Having found a lot of success this season running extremely deep float stops in similar types of water I jostled the boat up against a sandy nook and we all hopped out and unhooked our jigs from our hook rings. I stepped up to the top of the hole and adjusted my stop to a little longer than my 10’6″ rod in length. I attached a small Dan Cox Cascade micro cerise, bunny hair and flashabou, white headed jig to some 10lb P Line Voltage Copolymer leader. I really love this stuff and use the 10 and 12lb frequently in clearing water conditions. It provides excellent tensile and knot strength while visibility is kept to a minimum. It’s not as hard ad Flourocarbon which I like.
The sun was glaring behind the reduced wind gusting and I had forgotten my polarized shades. I was paying dearly with blurred vision by this point in the trip. That’s why I almost missed the take down. Almost. The float had slid through the bottle neck of the hole and had slipped into the blinding section of reflective death. I held my hand in front of my face to block the shine while peaking through my fingers like a kid scared to look at the screen during a scary movie. I saw what I thought was my float dancing on top of the water. The water was far too deep to be hitting bottom so I hammered back on it. Suddenly and without mercy a chrome bright fish came thumping up to the top of the water. I was hooked up. A rush of blood and adrenaline streaked through me.
I looked over at Luis and yelled ‘fish on.’ He grabbed the net and snapped the handle into place. When suddenly my reel, an Okuma Trio 30, seized on my completely. I cranked as hard as I could and the reel began to click and clunk. It sounded like a broken lawn mower that had just found a good sized rock in the yard. The spool was barely moving and I was struggling to retrieve any line. For every ten cranks I made with the reel handle my spool spun once. My drag, however, was totally in tact. Thankfully. I began to grab my spool and bail and turned it by hand as fast as I could. The fish ran at me. Slack was achieved. Not good. Not after working this hard for one fish to the boat.

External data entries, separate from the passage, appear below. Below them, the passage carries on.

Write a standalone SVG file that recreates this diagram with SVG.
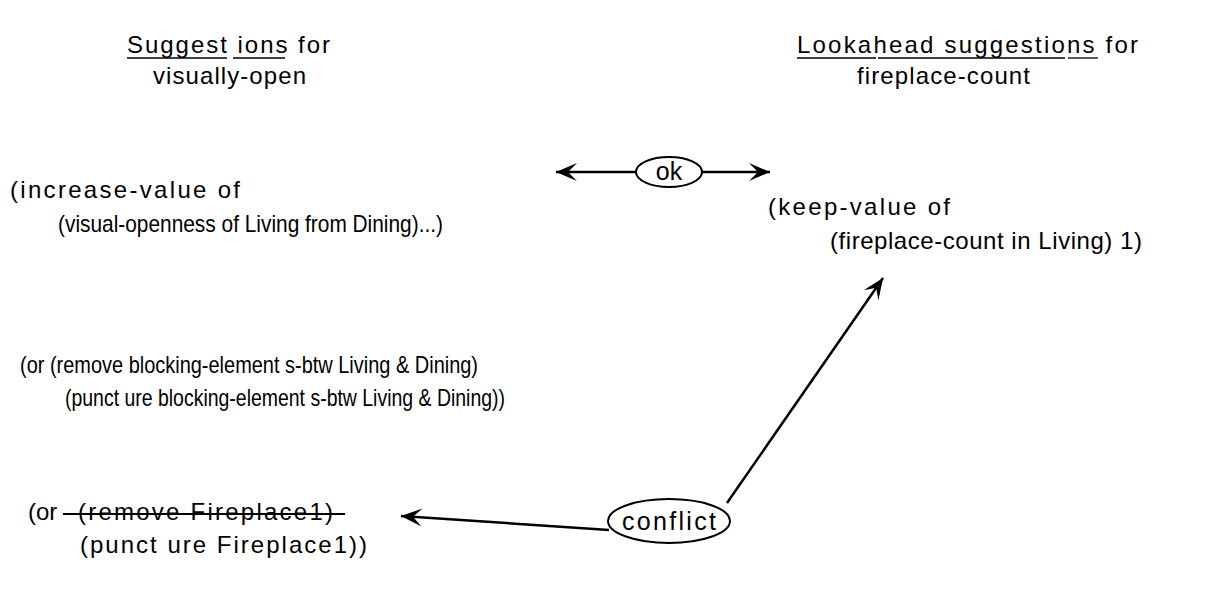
<svg xmlns="http://www.w3.org/2000/svg" width="1225" height="590" viewBox="0 0 1225 590">
<style>
text{font-family:"Liberation Sans",Arial,sans-serif;font-size:24px;fill:#000}
.ul{stroke:#000;stroke-width:1.3}
.edge{stroke:#000;stroke-width:2.5;fill:none}
.oval{fill:#fff;stroke:#000;stroke-width:2}
.lbl{font-size:25px}
</style>
<defs>
<marker id="ah" viewBox="-22 -11 24 22" refX="0" refY="0" markerWidth="24" markerHeight="22" markerUnits="userSpaceOnUse" orient="auto">
<path d="M0,0 L-21,-9 L-12,0 L-21,9 Z" fill="#000"/>
</marker>
</defs>
<rect width="1225" height="590" fill="#fff"/>
<g id="title-left">
<text x="127" y="53" textLength="203" lengthAdjust="spacing">Suggest ions for</text>
<line class="ul" x1="127" y1="58" x2="227" y2="58"/>
<line class="ul" x1="233" y1="58" x2="285" y2="58"/>
<text x="153" y="84" textLength="153" lengthAdjust="spacing">visually-open</text>
</g>
<g id="title-right">
<text x="797" y="53" textLength="341" lengthAdjust="spacing">Lookahead suggestions for</text>
<line class="ul" x1="797" y1="58" x2="876" y2="58"/>
<line class="ul" x1="878" y1="58" x2="1065" y2="58"/>
<line class="ul" x1="1068" y1="58" x2="1098" y2="58"/>
<text x="857" y="84" textLength="173" lengthAdjust="spacing">fireplace-count</text>
</g>
<g id="increase">
<text x="10" y="198" textLength="230" lengthAdjust="spacing">(increase-value of</text>
<text x="58" y="232" textLength="385" lengthAdjust="spacingAndGlyphs">(visual-openness of Living from Dining)...)</text>
</g>
<g id="keep">
<text x="768" y="215" textLength="182" lengthAdjust="spacing">(keep-value of</text>
<text x="830" y="249" textLength="312" lengthAdjust="spacing">(fireplace-count in Living) 1)</text>
</g>
<g id="blocking">
<text x="20" y="373" textLength="458" lengthAdjust="spacingAndGlyphs">(or (remove blocking-element s-btw Living &amp; Dining)</text>
<text x="65" y="406" textLength="440" lengthAdjust="spacingAndGlyphs">(punct ure blocking-element s-btw Living &amp; Dining))</text>
</g>
<g id="fireplace">
<text x="28" y="520">(or</text>
<text x="78" y="520" textLength="255" lengthAdjust="spacing">(remove Fireplace1)</text>
<line x1="63" y1="514" x2="345" y2="514" stroke="#000" stroke-width="2"/>
<text x="80" y="553" textLength="287" lengthAdjust="spacing">(punct ure Fireplace1))</text>
</g>
<g id="connectors">
<line class="edge" x1="636" y1="172" x2="556" y2="172" marker-end="url(#ah)"/>
<line class="edge" x1="702" y1="172" x2="770" y2="172" marker-end="url(#ah)"/>
<line class="edge" x1="727" y1="503" x2="883" y2="278" marker-end="url(#ah)"/>
<line class="edge" x1="609" y1="530" x2="401" y2="516" marker-end="url(#ah)"/>
</g>
<g id="ok">
<ellipse class="oval" cx="669" cy="172" rx="33" ry="15"/>
<text class="lbl" x="669" y="180" text-anchor="middle">ok</text>
</g>
<g id="conflict">
<ellipse class="oval" cx="669" cy="521" rx="61" ry="22"/>
<text class="lbl" x="669" y="530" text-anchor="middle" textLength="94" lengthAdjust="spacing">conflict</text>
</g>
</svg>
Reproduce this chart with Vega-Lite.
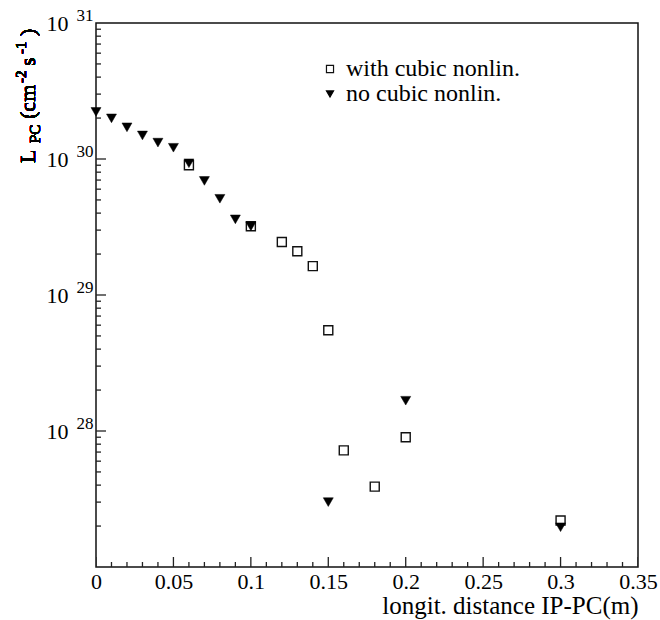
{
  "$schema": "https://vega.github.io/schema/vega-lite/v6.json",
  "autosize": {"type": "none"},
  "padding": {"left": 96, "top": 23, "right": 22, "bottom": 53},
  "width": 542,
  "height": 544,
  "config": {
    "font": "Liberation Serif",
    "view": {"stroke": "#111", "strokeWidth": 1.5},
    "axis": {
      "grid": false,
      "domain": false,
      "ticks": false,
      "tickSize": 0,
      "labelColor": "#000",
      "labelFont": "Liberation Serif",
      "titleFont": "Liberation Serif",
      "titleColor": "#000",
      "titleFontWeight": "normal",
      "labelOverlap": false,
      "labelFlush": false,
      "labelBound": false
    },
    "legend": {
      "labelFont": "Liberation Serif",
      "labelColor": "#000",
      "labelLimit": 400
    }
  },
  "datasets": {
    "xMajorTicks": [
      {"distance": 0}, {"distance": 0.05}, {"distance": 0.1}, {"distance": 0.15},
      {"distance": 0.2}, {"distance": 0.25}, {"distance": 0.3}, {"distance": 0.35}
    ],
    "xMinorTicks": [
      {"distance": 0.01}, {"distance": 0.02}, {"distance": 0.03}, {"distance": 0.04},
      {"distance": 0.06}, {"distance": 0.07}, {"distance": 0.08}, {"distance": 0.09},
      {"distance": 0.11}, {"distance": 0.12}, {"distance": 0.13}, {"distance": 0.14},
      {"distance": 0.16}, {"distance": 0.17}, {"distance": 0.18}, {"distance": 0.19},
      {"distance": 0.21}, {"distance": 0.22}, {"distance": 0.23}, {"distance": 0.24},
      {"distance": 0.26}, {"distance": 0.27}, {"distance": 0.28}, {"distance": 0.29},
      {"distance": 0.31}, {"distance": 0.32}, {"distance": 0.33}, {"distance": 0.34}
    ],
    "yMajorTicks": [
      {"lumi": 1e28}, {"lumi": 1e29}, {"lumi": 1e30}
    ],
    "yMinorTicks": [
      {"lumi": 2e27}, {"lumi": 3e27}, {"lumi": 4e27}, {"lumi": 5e27}, {"lumi": 6e27}, {"lumi": 7e27}, {"lumi": 8e27}, {"lumi": 9e27},
      {"lumi": 2e28}, {"lumi": 3e28}, {"lumi": 4e28}, {"lumi": 5e28}, {"lumi": 6e28}, {"lumi": 7e28}, {"lumi": 8e28}, {"lumi": 9e28},
      {"lumi": 2e29}, {"lumi": 3e29}, {"lumi": 4e29}, {"lumi": 5e29}, {"lumi": 6e29}, {"lumi": 7e29}, {"lumi": 8e29}, {"lumi": 9e29},
      {"lumi": 2e30}, {"lumi": 3e30}, {"lumi": 4e30}, {"lumi": 5e30}, {"lumi": 6e30}, {"lumi": 7e30}, {"lumi": 8e30}, {"lumi": 9e30}
    ]
  },
  "data": {
    "values": [
      {"series": "with cubic nonlin.", "distance": 0.06, "lumi": 9.0e29},
      {"series": "with cubic nonlin.", "distance": 0.10, "lumi": 3.2e29},
      {"series": "with cubic nonlin.", "distance": 0.12, "lumi": 2.45e29},
      {"series": "with cubic nonlin.", "distance": 0.13, "lumi": 2.10e29},
      {"series": "with cubic nonlin.", "distance": 0.14, "lumi": 1.63e29},
      {"series": "with cubic nonlin.", "distance": 0.15, "lumi": 5.5e28},
      {"series": "with cubic nonlin.", "distance": 0.16, "lumi": 7.2e27},
      {"series": "with cubic nonlin.", "distance": 0.18, "lumi": 3.9e27},
      {"series": "with cubic nonlin.", "distance": 0.20, "lumi": 9.0e27},
      {"series": "with cubic nonlin.", "distance": 0.30, "lumi": 2.2e27},
      {"series": "no cubic nonlin.", "distance": 0.00, "lumi": 2.22e30},
      {"series": "no cubic nonlin.", "distance": 0.01, "lumi": 1.99e30},
      {"series": "no cubic nonlin.", "distance": 0.02, "lumi": 1.71e30},
      {"series": "no cubic nonlin.", "distance": 0.03, "lumi": 1.49e30},
      {"series": "no cubic nonlin.", "distance": 0.04, "lumi": 1.32e30},
      {"series": "no cubic nonlin.", "distance": 0.05, "lumi": 1.21e30},
      {"series": "no cubic nonlin.", "distance": 0.06, "lumi": 9.3e29},
      {"series": "no cubic nonlin.", "distance": 0.07, "lumi": 6.9e29},
      {"series": "no cubic nonlin.", "distance": 0.08, "lumi": 5.1e29},
      {"series": "no cubic nonlin.", "distance": 0.09, "lumi": 3.6e29},
      {"series": "no cubic nonlin.", "distance": 0.10, "lumi": 3.2e29},
      {"series": "no cubic nonlin.", "distance": 0.15, "lumi": 3.0e27},
      {"series": "no cubic nonlin.", "distance": 0.20, "lumi": 1.67e28},
      {"series": "no cubic nonlin.", "distance": 0.30, "lumi": 1.96e27}
    ]
  },
  "resolve": {"axis": {"x": "independent", "y": "independent"}},
  "layer": [
    {
      "data": {"name": "xMajorTicks"},
      "mark": {"type": "tick", "orient": "vertical", "size": 20, "thickness": 1.3, "color": "#222", "opacity": 1, "clip": true},
      "encoding": {
        "x": {"field": "distance", "type": "quantitative", "scale": {"domain": [0, 0.35], "nice": false, "zero": false}, "axis": null},
        "y": {"datum": 1e27, "type": "quantitative", "scale": {"type": "log", "domain": [1e27, 1e31], "nice": false}, "axis": null}
      }
    },
    {
      "data": {"name": "xMinorTicks"},
      "mark": {"type": "tick", "orient": "vertical", "size": 10, "thickness": 1.3, "color": "#222", "opacity": 1, "clip": true},
      "encoding": {
        "x": {"field": "distance", "type": "quantitative", "scale": {"domain": [0, 0.35], "nice": false, "zero": false}, "axis": null},
        "y": {"datum": 1e27, "type": "quantitative", "scale": {"type": "log", "domain": [1e27, 1e31], "nice": false}, "axis": null}
      }
    },
    {
      "data": {"name": "yMajorTicks"},
      "mark": {"type": "tick", "orient": "horizontal", "size": 20, "thickness": 1.3, "color": "#222", "opacity": 1, "clip": true},
      "encoding": {
        "x": {"datum": 0, "type": "quantitative", "scale": {"domain": [0, 0.35], "nice": false, "zero": false}, "axis": null},
        "y": {"field": "lumi", "type": "quantitative", "scale": {"type": "log", "domain": [1e27, 1e31], "nice": false}, "axis": null}
      }
    },
    {
      "data": {"name": "yMinorTicks"},
      "mark": {"type": "tick", "orient": "horizontal", "size": 10, "thickness": 1.3, "color": "#222", "opacity": 1, "clip": true},
      "encoding": {
        "x": {"datum": 0, "type": "quantitative", "scale": {"domain": [0, 0.35], "nice": false, "zero": false}, "axis": null},
        "y": {"field": "lumi", "type": "quantitative", "scale": {"type": "log", "domain": [1e27, 1e31], "nice": false}, "axis": null}
      }
    },
    {
      "transform": [{"filter": "datum.series === 'with cubic nonlin.'"}],
      "mark": {"type": "point", "size": 81, "strokeWidth": 1.4, "opacity": 1},
      "encoding": {
        "x": {
          "field": "distance", "type": "quantitative",
          "scale": {"domain": [0, 0.35], "nice": false, "zero": false},
          "axis": {
            "orient": "bottom",
            "values": [0, 0.05, 0.1, 0.15, 0.2, 0.25, 0.3, 0.35],
            "labelExpr": "datum.value === 0 ? '0' : format(datum.value, '.2~f')",
            "labelFontSize": 22,
            "labelPadding": 4,
            "title": "longit. distance IP-PC(m)",
            "titleFontSize": 25,
            "titleAnchor": "end",
            "titleAlign": "right",
            "titleBaseline": "alphabetic",
            "titleY": 46
          }
        },
        "y": {
          "field": "lumi", "type": "quantitative",
          "scale": {"type": "log", "domain": [1e27, 1e31], "nice": false},
          "axis": {
            "orient": "left",
            "values": [1e28, 1e29, 1e30, 1e31],
            "labelExpr": "'10'",
            "labelFontSize": 22,
            "labelPadding": 28,
            "title": null
          }
        },
        "shape": {
          "field": "series", "type": "nominal",
          "scale": {"domain": ["with cubic nonlin.", "no cubic nonlin."], "range": ["square", "triangle-down"]},
          "legend": {
            "title": null,
            "orient": "none",
            "legendX": 222,
            "legendY": 34,
            "labelFontSize": 24,
            "labelOffset": 4,
            "labelLimit": 400,
            "symbolSize": 50,
            "symbolStrokeWidth": 1.2,
            "rowPadding": 1
          }
        },
        "fill": {
          "field": "series", "type": "nominal",
          "scale": {"domain": ["with cubic nonlin.", "no cubic nonlin."], "range": ["transparent", "#000"]},
          "legend": {
            "title": null,
            "orient": "none",
            "legendX": 222,
            "legendY": 34,
            "labelFontSize": 24,
            "labelOffset": 4,
            "labelLimit": 400,
            "symbolSize": 50,
            "symbolStrokeWidth": 1.2,
            "rowPadding": 1
          }
        },
        "stroke": {
          "field": "series", "type": "nominal",
          "scale": {"domain": ["with cubic nonlin.", "no cubic nonlin."], "range": ["#111", "#000"]},
          "legend": {
            "title": null,
            "orient": "none",
            "legendX": 222,
            "legendY": 34,
            "labelFontSize": 24,
            "labelOffset": 4,
            "labelLimit": 400,
            "symbolSize": 50,
            "symbolStrokeWidth": 1.2,
            "rowPadding": 1
          }
        }
      }
    },
    {
      "transform": [{"filter": "datum.series === 'no cubic nonlin.'"}],
      "mark": {"type": "point", "size": 100, "strokeWidth": 0.5, "opacity": 1},
      "encoding": {
        "x": {
          "field": "distance", "type": "quantitative",
          "scale": {"domain": [0, 0.35], "nice": false, "zero": false},
          "axis": null
        },
        "y": {
          "field": "lumi", "type": "quantitative",
          "scale": {"type": "log", "domain": [1e27, 1e31], "nice": false},
          "axis": {
            "orient": "left",
            "values": [1e28, 1e29, 1e30, 1e31],
            "labelExpr": "format(round(log(datum.value) / LN10), 'd')",
            "labelFontSize": 17,
            "labelPadding": 3,
            "labelOffset": -8,
            "title": null
          }
        },
        "shape": {"field": "series", "type": "nominal", "scale": {"domain": ["with cubic nonlin.", "no cubic nonlin."], "range": ["square", "triangle-down"]}},
        "fill": {"field": "series", "type": "nominal", "scale": {"domain": ["with cubic nonlin.", "no cubic nonlin."], "range": ["transparent", "#000"]}},
        "stroke": {"field": "series", "type": "nominal", "scale": {"domain": ["with cubic nonlin.", "no cubic nonlin."], "range": ["#111", "#000"]}}
      }
    },
    {
      "mark": {"type": "text", "text": "L", "angle": 270, "align": "left", "baseline": "alphabetic", "fontSize": 22, "font": "Liberation Serif", "color": "#000"},
      "encoding": {
        "x": {"datum": -0.0394, "type": "quantitative", "scale": {"domain": [0, 0.35], "nice": false, "zero": false}, "axis": null},
        "y": {"datum": 9.35e29, "type": "quantitative", "scale": {"type": "log", "domain": [1e27, 1e31], "nice": false}, "axis": null}
      }
    },
    {
      "mark": {"type": "text", "text": "PC", "angle": 270, "align": "left", "baseline": "alphabetic", "fontSize": 15, "font": "Liberation Serif", "color": "#000"},
      "encoding": {
        "x": {"datum": -0.0362, "type": "quantitative", "scale": {"domain": [0, 0.35], "nice": false, "zero": false}, "axis": null},
        "y": {"datum": 1.31e30, "type": "quantitative", "scale": {"type": "log", "domain": [1e27, 1e31], "nice": false}, "axis": null}
      }
    },
    {
      "mark": {"type": "text", "text": "(cm", "angle": 270, "align": "left", "baseline": "alphabetic", "fontSize": 22, "font": "Liberation Serif", "color": "#000"},
      "encoding": {
        "x": {"datum": -0.0394, "type": "quantitative", "scale": {"domain": [0, 0.35], "nice": false, "zero": false}, "axis": null},
        "y": {"datum": 1.97e30, "type": "quantitative", "scale": {"type": "log", "domain": [1e27, 1e31], "nice": false}, "axis": null}
      }
    },
    {
      "mark": {"type": "text", "text": "-2", "angle": 270, "align": "left", "baseline": "alphabetic", "fontSize": 15, "font": "Liberation Serif", "color": "#000"},
      "encoding": {
        "x": {"datum": -0.0452, "type": "quantitative", "scale": {"domain": [0, 0.35], "nice": false, "zero": false}, "axis": null},
        "y": {"datum": 3.62e30, "type": "quantitative", "scale": {"type": "log", "domain": [1e27, 1e31], "nice": false}, "axis": null}
      }
    },
    {
      "mark": {"type": "text", "text": "s", "angle": 270, "align": "left", "baseline": "alphabetic", "fontSize": 22, "font": "Liberation Serif", "color": "#000"},
      "encoding": {
        "x": {"datum": -0.0394, "type": "quantitative", "scale": {"domain": [0, 0.35], "nice": false, "zero": false}, "axis": null},
        "y": {"datum": 4.83e30, "type": "quantitative", "scale": {"type": "log", "domain": [1e27, 1e31], "nice": false}, "axis": null}
      }
    },
    {
      "mark": {"type": "text", "text": "-1", "angle": 270, "align": "left", "baseline": "alphabetic", "fontSize": 15, "font": "Liberation Serif", "color": "#000"},
      "encoding": {
        "x": {"datum": -0.0452, "type": "quantitative", "scale": {"domain": [0, 0.35], "nice": false, "zero": false}, "axis": null},
        "y": {"datum": 5.92e30, "type": "quantitative", "scale": {"type": "log", "domain": [1e27, 1e31], "nice": false}, "axis": null}
      }
    },
    {
      "mark": {"type": "text", "text": ")", "angle": 270, "align": "left", "baseline": "alphabetic", "fontSize": 22, "font": "Liberation Serif", "color": "#000"},
      "encoding": {
        "x": {"datum": -0.0394, "type": "quantitative", "scale": {"domain": [0, 0.35], "nice": false, "zero": false}, "axis": null},
        "y": {"datum": 8.03e30, "type": "quantitative", "scale": {"type": "log", "domain": [1e27, 1e31], "nice": false}, "axis": null}
      }
    }
  ]
}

By the grace of God El Padro snuck in front of me as the fish porpoised at the steep, deep bank at my feet. He swung the net in once. He missed. Before I could even grasp what had happened he had stabbed it again and successfully netted the fish. Then the jig fell out. One second more and that fish wouldn’t have gotten hit on the head with new custom Donaca fish bonker. Which it did. This would be our only fish of the trip and one of only a few for more than ten boats. A local guide only outfished us by one fish. He had one more angler in the boat as well. This trip will go down in the books as one of the toughest steelheading efforts I’ve ever put forth. One that ended up happily with chrome in the Diamond Back fish box. I am proud to have rowed Padron and Handsome down one of their favorite rivers for his birthday trip. What a day. And what an even better video to come soon.